What needs to be done: Give the listing below again in full, exactly as written.
☆ ☆ ☆ ☆ ☆ ☆ ☆
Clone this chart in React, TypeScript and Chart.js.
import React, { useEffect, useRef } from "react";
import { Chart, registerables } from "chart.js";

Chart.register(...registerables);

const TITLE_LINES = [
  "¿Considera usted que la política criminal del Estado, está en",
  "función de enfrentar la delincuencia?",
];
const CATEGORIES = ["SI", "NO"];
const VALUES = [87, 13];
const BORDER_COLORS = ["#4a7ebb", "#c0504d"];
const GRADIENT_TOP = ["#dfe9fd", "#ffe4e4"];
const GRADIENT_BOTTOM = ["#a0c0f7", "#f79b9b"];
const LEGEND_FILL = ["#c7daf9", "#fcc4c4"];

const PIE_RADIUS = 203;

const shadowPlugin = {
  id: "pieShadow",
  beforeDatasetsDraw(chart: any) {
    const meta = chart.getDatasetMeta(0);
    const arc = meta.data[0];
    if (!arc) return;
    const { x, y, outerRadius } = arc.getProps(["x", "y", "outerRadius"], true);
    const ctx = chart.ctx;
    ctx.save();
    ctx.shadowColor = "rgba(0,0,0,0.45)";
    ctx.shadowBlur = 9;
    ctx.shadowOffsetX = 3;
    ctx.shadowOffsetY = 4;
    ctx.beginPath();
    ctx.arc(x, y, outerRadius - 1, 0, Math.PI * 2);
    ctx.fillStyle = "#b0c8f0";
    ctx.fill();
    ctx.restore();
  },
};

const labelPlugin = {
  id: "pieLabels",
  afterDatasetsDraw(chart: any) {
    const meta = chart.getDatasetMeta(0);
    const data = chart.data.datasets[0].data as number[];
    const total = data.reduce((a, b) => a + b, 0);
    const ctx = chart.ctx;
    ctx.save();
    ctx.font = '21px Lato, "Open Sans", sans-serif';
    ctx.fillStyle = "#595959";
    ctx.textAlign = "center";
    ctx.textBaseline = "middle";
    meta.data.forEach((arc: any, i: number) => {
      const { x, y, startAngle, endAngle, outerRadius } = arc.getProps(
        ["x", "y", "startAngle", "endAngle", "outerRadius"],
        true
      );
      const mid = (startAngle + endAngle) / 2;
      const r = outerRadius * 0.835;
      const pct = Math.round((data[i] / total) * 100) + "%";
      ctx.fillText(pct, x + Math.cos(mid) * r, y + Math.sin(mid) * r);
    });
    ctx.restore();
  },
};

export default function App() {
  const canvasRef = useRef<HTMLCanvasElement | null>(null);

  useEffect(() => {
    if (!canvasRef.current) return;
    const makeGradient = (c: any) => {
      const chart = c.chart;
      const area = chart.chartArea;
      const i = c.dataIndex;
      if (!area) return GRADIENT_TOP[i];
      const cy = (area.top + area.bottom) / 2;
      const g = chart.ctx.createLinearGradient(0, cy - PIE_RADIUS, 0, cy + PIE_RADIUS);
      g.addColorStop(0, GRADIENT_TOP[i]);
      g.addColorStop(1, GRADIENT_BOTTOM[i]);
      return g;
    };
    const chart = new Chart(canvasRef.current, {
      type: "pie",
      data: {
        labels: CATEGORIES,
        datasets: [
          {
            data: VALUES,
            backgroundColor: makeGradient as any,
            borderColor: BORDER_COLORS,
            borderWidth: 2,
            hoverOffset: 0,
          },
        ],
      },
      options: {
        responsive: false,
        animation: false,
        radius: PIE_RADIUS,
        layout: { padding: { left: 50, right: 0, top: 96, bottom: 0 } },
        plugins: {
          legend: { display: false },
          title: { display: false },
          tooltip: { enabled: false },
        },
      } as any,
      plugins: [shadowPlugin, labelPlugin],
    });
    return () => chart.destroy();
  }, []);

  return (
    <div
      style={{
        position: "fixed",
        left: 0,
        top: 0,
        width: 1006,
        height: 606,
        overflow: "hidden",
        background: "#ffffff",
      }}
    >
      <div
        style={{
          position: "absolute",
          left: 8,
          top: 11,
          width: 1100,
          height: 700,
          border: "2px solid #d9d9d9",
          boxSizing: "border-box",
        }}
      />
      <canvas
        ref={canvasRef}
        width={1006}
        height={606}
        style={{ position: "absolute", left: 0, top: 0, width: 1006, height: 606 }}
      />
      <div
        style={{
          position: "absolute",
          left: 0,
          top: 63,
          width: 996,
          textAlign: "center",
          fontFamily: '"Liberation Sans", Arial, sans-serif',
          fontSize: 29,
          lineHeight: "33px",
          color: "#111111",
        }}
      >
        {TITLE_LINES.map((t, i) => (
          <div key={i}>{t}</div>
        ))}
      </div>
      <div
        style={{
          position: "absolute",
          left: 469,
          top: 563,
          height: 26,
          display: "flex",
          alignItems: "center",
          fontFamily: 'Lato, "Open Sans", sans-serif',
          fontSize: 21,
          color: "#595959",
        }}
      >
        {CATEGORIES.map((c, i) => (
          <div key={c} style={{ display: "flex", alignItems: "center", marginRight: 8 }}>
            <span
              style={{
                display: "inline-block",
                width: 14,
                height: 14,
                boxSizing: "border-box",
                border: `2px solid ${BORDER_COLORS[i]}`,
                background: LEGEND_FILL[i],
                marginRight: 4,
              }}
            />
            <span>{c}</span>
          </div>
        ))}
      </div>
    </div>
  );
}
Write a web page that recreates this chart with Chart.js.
☆ ☆ ☆ ☆ ☆ ☆ ☆
Finished answer:
Clone this chart in React, TypeScript and Chart.js.
import React, { useEffect, useRef } from "react";
import { Chart, registerables } from "chart.js";

Chart.register(...registerables);

const TITLE_LINES = [
  "¿Considera usted que la política criminal del Estado, está en",
  "función de enfrentar la delincuencia?",
];
const CATEGORIES = ["SI", "NO"];
const VALUES = [87, 13];
const BORDER_COLORS = ["#4a7ebb", "#c0504d"];
const GRADIENT_TOP = ["#dfe9fd", "#ffe4e4"];
const GRADIENT_BOTTOM = ["#a0c0f7", "#f79b9b"];
const LEGEND_FILL = ["#c7daf9", "#fcc4c4"];

const PIE_RADIUS = 203;

const shadowPlugin = {
  id: "pieShadow",
  beforeDatasetsDraw(chart: any) {
    const meta = chart.getDatasetMeta(0);
    const arc = meta.data[0];
    if (!arc) return;
    const { x, y, outerRadius } = arc.getProps(["x", "y", "outerRadius"], true);
    const ctx = chart.ctx;
    ctx.save();
    ctx.shadowColor = "rgba(0,0,0,0.45)";
    ctx.shadowBlur = 9;
    ctx.shadowOffsetX = 3;
    ctx.shadowOffsetY = 4;
    ctx.beginPath();
    ctx.arc(x, y, outerRadius - 1, 0, Math.PI * 2);
    ctx.fillStyle = "#b0c8f0";
    ctx.fill();
    ctx.restore();
  },
};

const labelPlugin = {
  id: "pieLabels",
  afterDatasetsDraw(chart: any) {
    const meta = chart.getDatasetMeta(0);
    const data = chart.data.datasets[0].data as number[];
    const total = data.reduce((a, b) => a + b, 0);
    const ctx = chart.ctx;
    ctx.save();
    ctx.font = '21px Lato, "Open Sans", sans-serif';
    ctx.fillStyle = "#595959";
    ctx.textAlign = "center";
    ctx.textBaseline = "middle";
    meta.data.forEach((arc: any, i: number) => {
      const { x, y, startAngle, endAngle, outerRadius } = arc.getProps(
        ["x", "y", "startAngle", "endAngle", "outerRadius"],
        true
      );
      const mid = (startAngle + endAngle) / 2;
      const r = outerRadius * 0.835;
      const pct = Math.round((data[i] / total) * 100) + "%";
      ctx.fillText(pct, x + Math.cos(mid) * r, y + Math.sin(mid) * r);
    });
    ctx.restore();
  },
};

export default function App() {
  const canvasRef = useRef<HTMLCanvasElement | null>(null);

  useEffect(() => {
    if (!canvasRef.current) return;
    const makeGradient = (c: any) => {
      const chart = c.chart;
      const area = chart.chartArea;
      const i = c.dataIndex;
      if (!area) return GRADIENT_TOP[i];
      const cy = (area.top + area.bottom) / 2;
      const g = chart.ctx.createLinearGradient(0, cy - PIE_RADIUS, 0, cy + PIE_RADIUS);
      g.addColorStop(0, GRADIENT_TOP[i]);
      g.addColorStop(1, GRADIENT_BOTTOM[i]);
      return g;
    };
    const chart = new Chart(canvasRef.current, {
      type: "pie",
      data: {
        labels: CATEGORIES,
        datasets: [
          {
            data: VALUES,
            backgroundColor: makeGradient as any,
            borderColor: BORDER_COLORS,
            borderWidth: 2,
            hoverOffset: 0,
          },
        ],
      },
      options: {
        responsive: false,
        animation: false,
        radius: PIE_RADIUS,
        layout: { padding: { left: 50, right: 0, top: 96, bottom: 0 } },
        plugins: {
          legend: { display: false },
          title: { display: false },
          tooltip: { enabled: false },
        },
      } as any,
      plugins: [shadowPlugin, labelPlugin],
    });
    return () => chart.destroy();
  }, []);

  return (
    <div
      style={{
        position: "fixed",
        left: 0,
        top: 0,
        width: 1006,
        height: 606,
        overflow: "hidden",
        background: "#ffffff",
      }}
    >
      <div
        style={{
          position: "absolute",
          left: 8,
          top: 11,
          width: 1100,
          height: 700,
          border: "2px solid #d9d9d9",
          boxSizing: "border-box",
        }}
      />
      <canvas
        ref={canvasRef}
        width={1006}
        height={606}
        style={{ position: "absolute", left: 0, top: 0, width: 1006, height: 606 }}
      />
      <div
        style={{
          position: "absolute",
          left: 0,
          top: 63,
          width: 996,
          textAlign: "center",
          fontFamily: '"Liberation Sans", Arial, sans-serif',
          fontSize: 29,
          lineHeight: "33px",
          color: "#111111",
        }}
      >
        {TITLE_LINES.map((t, i) => (
          <div key={i}>{t}</div>
        ))}
      </div>
      <div
        style={{
          position: "absolute",
          left: 469,
          top: 563,
          height: 26,
          display: "flex",
          alignItems: "center",
          fontFamily: 'Lato, "Open Sans", sans-serif',
          fontSize: 21,
          color: "#595959",
        }}
      >
        {CATEGORIES.map((c, i) => (
          <div key={c} style={{ display: "flex", alignItems: "center", marginRight: 8 }}>
            <span
              style={{
                display: "inline-block",
                width: 14,
                height: 14,
                boxSizing: "border-box",
                border: `2px solid ${BORDER_COLORS[i]}`,
                background: LEGEND_FILL[i],
                marginRight: 4,
              }}
            />
            <span>{c}</span>
          </div>
        ))}
      </div>
    </div>
  );
}
Write a web page that recreates this chart with Chart.js.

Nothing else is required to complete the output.